College: the dream many parents have for their children. A higher education is supposed to mean a better chance at high-paying jobs and an advantage over your lesser-educated peers. Sadly, it doesn’t turn out like this for everyone. Depending on your industry, a college education could very well just be a mountain of debt you have to pay off with very little actual advantage over your future.
Despite these obvious downsides often used by naysayers, there are plenty of reasons I wish I had gone to college. Even now, as I approach my 30s at breakneck speed, I find myself considering filling out those loan applications and signing up for some classes at our local community college.
Here are a few reasons I wish I had gone to college.
Some Employers Still Require Degrees for Skill-based Jobs
Applying for work without a degree means having to rest almost all of your chances of getting an interview on your experience alone. Gaining that experience is difficult for someone without a degree. If anything, having that higher education is an ice breaker between you and a new employer. It sets you apart from other candidates with equal or slightly greater experience and gets you in the door with some of those old-fashioned bosses who believe that professionals should have some form of college education.
I’ve reached a point in my career where I believe I can speak (with some level of expertise) to a number of subjects. Unfortunately, employers love seeing evidence of that expertise. A degree helps (sometimes), though it may not always be a requirement.
The College Experience
I work with college students and graduates all the time. They have a common experience that makes for great conversation and it’s that experience that sets them apart from me. I’m not saying that you need a degree to relate to someone with one, but I wish I’d had that experience of being in college and knowing what college students know about how classes work, what the general community of a college campus is like, and having been in an environment that nurtured and aided early entrepreneurial spirit among its students.
Would Steve Jobs have been so successful if he hadn’t gone to college? He attributed much of his personal style to a calligraphy class in which he sat. Bill Gates founded Microsoft out of his dorm room. Mark Zuckerberg’s idea for Facebook might never have come to him had he not been at Harvard.
In these cases, it wasn’t the piece of paper that made the difference for these successful businesses. It was the experience of being in a university that kick-started the ideas behind them.

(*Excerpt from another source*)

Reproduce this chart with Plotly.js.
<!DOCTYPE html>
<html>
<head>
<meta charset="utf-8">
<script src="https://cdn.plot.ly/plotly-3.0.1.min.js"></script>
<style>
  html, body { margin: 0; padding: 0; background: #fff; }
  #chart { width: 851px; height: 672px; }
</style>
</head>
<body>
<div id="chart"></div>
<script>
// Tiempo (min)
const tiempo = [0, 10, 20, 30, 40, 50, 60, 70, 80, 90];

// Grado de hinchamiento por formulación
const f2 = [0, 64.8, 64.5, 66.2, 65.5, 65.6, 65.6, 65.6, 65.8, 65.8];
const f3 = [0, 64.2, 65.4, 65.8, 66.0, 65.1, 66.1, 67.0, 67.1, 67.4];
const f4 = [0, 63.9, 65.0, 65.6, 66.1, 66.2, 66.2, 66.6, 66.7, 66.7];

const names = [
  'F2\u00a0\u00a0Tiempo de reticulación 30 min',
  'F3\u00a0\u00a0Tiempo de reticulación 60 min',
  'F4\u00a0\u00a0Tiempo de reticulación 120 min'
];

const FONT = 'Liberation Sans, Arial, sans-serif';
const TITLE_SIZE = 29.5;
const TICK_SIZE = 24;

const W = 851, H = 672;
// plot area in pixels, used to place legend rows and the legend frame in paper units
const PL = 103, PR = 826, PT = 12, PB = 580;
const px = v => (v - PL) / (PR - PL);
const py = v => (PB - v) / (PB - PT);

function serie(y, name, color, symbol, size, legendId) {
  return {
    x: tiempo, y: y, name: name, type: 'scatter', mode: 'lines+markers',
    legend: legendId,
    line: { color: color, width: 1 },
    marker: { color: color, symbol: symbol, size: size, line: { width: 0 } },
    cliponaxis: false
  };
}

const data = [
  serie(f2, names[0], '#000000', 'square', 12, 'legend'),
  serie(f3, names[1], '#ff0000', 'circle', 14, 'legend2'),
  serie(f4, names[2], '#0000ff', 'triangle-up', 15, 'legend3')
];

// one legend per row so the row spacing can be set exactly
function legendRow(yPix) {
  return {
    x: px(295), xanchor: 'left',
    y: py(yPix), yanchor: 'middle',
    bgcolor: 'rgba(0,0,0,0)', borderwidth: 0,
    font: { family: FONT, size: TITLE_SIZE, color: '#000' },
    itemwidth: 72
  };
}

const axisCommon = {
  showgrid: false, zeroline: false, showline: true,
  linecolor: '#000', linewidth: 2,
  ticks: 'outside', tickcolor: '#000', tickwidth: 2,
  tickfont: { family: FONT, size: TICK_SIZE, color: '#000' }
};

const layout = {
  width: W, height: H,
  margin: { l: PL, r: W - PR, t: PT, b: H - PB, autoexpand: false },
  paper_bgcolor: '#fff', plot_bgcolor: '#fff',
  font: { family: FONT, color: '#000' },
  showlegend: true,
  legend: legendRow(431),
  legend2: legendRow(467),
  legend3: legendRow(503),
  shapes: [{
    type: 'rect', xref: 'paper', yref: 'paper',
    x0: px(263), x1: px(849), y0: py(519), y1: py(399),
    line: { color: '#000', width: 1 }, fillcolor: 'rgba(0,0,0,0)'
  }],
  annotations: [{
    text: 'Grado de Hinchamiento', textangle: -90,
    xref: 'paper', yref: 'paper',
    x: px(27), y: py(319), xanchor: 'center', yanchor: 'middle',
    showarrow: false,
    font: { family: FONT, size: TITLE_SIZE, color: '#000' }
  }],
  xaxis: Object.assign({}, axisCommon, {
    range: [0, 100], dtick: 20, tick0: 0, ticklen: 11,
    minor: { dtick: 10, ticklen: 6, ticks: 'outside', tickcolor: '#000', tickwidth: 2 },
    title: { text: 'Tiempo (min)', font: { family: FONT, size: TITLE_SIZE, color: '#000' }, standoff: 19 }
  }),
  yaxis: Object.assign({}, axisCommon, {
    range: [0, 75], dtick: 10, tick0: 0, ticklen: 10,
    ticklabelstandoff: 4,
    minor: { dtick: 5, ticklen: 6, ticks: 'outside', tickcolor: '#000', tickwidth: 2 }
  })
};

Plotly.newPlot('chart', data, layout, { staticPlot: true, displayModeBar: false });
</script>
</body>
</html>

A Career on Which to Fall Back
I’m currently enjoying being able to write about technology and geek culture for a living. My experience in video and audio production has opened that door for me, and enabled me to accomplish quite a bit in my field. However, if I had an education in a field that has some longevity to it (such as nursing, radiology, teaching, etc.) I would have something to fall back on if the field I’m in now were to suddenly dry up or become a financial hazard.
Chris Pirillo, the founder of LockerGnome, has a degree in English education. While he doesn’t have a career in education at the present, he does have the degree to make that career shift much easier. It’s a good backup plan, and one I wish I had gone to college in order to have.

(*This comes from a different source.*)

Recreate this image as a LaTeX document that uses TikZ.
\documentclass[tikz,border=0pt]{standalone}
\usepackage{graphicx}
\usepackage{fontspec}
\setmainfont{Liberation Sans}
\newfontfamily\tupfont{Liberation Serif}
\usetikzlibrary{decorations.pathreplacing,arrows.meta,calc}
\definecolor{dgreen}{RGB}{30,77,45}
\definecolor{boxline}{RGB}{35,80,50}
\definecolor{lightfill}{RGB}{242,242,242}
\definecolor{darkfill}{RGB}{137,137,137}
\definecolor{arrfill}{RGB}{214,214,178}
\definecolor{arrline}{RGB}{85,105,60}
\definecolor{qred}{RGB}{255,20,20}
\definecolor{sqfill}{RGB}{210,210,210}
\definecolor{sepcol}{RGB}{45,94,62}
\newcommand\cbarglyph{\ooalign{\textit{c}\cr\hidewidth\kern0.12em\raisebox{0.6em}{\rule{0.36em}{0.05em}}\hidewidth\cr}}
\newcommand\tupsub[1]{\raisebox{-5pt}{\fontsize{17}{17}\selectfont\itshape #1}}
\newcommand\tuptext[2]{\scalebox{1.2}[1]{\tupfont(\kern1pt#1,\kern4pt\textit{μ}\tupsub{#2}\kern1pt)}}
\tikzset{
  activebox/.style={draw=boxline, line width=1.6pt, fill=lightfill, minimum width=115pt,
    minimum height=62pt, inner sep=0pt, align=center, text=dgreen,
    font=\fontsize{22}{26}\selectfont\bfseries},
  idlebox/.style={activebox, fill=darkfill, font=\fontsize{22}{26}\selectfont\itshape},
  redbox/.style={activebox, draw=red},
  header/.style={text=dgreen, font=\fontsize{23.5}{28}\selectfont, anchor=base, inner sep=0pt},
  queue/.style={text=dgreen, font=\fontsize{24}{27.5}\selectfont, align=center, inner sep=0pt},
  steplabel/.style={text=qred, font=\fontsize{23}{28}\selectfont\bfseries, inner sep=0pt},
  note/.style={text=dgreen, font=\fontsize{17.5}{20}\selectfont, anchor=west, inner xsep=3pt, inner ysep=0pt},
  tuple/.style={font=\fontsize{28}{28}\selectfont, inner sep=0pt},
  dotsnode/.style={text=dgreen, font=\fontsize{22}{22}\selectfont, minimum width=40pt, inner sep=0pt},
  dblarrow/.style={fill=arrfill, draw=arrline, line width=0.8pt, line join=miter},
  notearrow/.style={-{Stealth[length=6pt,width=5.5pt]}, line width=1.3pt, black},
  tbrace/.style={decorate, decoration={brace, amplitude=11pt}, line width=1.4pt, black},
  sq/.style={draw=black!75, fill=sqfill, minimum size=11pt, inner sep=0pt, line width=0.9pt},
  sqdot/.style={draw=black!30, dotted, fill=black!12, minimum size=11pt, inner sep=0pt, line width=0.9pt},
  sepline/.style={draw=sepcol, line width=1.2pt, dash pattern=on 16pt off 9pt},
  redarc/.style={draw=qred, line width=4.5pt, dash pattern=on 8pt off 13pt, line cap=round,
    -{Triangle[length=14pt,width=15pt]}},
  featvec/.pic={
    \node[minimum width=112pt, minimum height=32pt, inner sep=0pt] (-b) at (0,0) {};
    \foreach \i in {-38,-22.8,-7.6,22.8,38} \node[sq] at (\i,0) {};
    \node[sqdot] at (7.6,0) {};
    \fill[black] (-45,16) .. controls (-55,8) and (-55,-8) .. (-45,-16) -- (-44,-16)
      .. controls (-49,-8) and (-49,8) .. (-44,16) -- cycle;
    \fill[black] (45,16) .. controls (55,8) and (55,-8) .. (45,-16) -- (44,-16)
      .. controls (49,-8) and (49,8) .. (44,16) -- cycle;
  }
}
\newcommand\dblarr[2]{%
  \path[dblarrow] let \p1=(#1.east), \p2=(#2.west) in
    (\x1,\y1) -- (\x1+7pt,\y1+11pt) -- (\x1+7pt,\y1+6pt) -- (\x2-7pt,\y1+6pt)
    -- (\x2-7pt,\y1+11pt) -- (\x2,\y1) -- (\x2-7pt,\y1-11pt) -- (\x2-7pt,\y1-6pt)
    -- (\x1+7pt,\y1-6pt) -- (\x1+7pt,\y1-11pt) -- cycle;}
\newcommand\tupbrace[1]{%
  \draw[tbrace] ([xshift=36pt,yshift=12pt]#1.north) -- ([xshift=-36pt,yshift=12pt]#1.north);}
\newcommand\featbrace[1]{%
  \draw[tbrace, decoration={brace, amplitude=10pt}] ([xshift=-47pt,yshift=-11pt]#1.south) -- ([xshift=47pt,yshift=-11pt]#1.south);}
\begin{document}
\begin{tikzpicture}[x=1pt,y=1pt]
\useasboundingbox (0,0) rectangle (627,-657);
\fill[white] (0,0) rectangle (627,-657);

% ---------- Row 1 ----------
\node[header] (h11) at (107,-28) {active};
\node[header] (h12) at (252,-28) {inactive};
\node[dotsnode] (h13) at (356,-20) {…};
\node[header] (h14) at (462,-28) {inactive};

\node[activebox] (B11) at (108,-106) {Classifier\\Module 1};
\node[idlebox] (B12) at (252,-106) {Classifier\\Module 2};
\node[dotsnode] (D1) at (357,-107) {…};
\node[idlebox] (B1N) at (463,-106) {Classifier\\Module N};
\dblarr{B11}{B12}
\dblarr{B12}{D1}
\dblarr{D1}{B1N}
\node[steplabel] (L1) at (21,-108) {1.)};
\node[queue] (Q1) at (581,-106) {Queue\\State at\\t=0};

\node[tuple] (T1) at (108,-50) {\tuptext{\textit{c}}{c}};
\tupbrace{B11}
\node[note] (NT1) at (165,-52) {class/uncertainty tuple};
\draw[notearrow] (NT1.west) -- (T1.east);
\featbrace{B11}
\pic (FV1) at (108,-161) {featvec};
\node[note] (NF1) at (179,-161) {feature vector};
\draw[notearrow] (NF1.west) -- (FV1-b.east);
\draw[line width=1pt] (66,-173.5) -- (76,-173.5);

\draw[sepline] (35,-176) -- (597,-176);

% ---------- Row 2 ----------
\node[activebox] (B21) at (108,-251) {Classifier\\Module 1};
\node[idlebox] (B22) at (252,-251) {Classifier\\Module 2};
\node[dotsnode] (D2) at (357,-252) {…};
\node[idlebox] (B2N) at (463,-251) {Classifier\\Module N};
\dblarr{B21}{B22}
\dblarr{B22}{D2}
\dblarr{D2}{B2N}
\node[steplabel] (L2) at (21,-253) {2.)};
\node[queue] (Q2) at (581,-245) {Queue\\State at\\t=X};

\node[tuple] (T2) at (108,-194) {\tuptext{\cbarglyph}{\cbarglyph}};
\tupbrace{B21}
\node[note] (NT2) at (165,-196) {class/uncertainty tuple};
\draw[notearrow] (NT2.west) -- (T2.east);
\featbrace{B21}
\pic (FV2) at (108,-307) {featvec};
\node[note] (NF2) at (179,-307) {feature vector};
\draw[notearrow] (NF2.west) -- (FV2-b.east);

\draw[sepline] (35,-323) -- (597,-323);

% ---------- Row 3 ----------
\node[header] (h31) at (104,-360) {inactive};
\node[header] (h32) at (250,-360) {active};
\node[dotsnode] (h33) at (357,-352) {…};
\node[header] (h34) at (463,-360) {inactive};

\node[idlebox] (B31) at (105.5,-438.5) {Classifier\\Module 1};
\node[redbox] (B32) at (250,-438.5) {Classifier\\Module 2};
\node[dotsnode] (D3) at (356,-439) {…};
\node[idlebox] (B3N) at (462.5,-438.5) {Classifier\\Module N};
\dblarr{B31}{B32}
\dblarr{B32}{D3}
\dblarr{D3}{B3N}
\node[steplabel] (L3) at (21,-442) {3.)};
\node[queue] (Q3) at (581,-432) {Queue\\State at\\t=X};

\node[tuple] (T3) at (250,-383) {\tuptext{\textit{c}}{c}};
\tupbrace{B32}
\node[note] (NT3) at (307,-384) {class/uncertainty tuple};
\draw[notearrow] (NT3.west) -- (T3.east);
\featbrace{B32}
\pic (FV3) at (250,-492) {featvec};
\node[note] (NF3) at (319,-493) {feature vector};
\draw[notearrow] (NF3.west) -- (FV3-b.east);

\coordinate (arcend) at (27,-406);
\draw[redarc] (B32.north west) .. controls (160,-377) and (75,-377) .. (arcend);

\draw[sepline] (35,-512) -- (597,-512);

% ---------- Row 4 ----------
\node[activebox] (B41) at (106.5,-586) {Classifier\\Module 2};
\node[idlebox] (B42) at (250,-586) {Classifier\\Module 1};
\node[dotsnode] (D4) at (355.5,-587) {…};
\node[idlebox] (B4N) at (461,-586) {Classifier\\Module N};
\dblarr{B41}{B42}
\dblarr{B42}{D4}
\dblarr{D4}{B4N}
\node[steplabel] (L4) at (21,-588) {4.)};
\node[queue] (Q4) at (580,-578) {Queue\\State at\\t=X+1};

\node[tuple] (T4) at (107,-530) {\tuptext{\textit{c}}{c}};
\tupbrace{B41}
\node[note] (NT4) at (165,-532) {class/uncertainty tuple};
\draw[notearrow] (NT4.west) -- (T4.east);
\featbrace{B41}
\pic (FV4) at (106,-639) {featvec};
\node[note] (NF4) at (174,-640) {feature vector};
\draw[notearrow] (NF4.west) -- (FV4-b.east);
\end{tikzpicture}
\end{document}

Regardless of where my career and life are at this point, it would have been nice to have spent my early 20s attempting to get a degree rather than simply spending that time playing games or chatting with folks on the Internet. It might not be too late for me, but for now, hindsight is 20/20.
What about you? Are you attending school now or planning to get your degree? If so, what field? If you haven’t gone to college, would you rule out the possibility of going back in the future?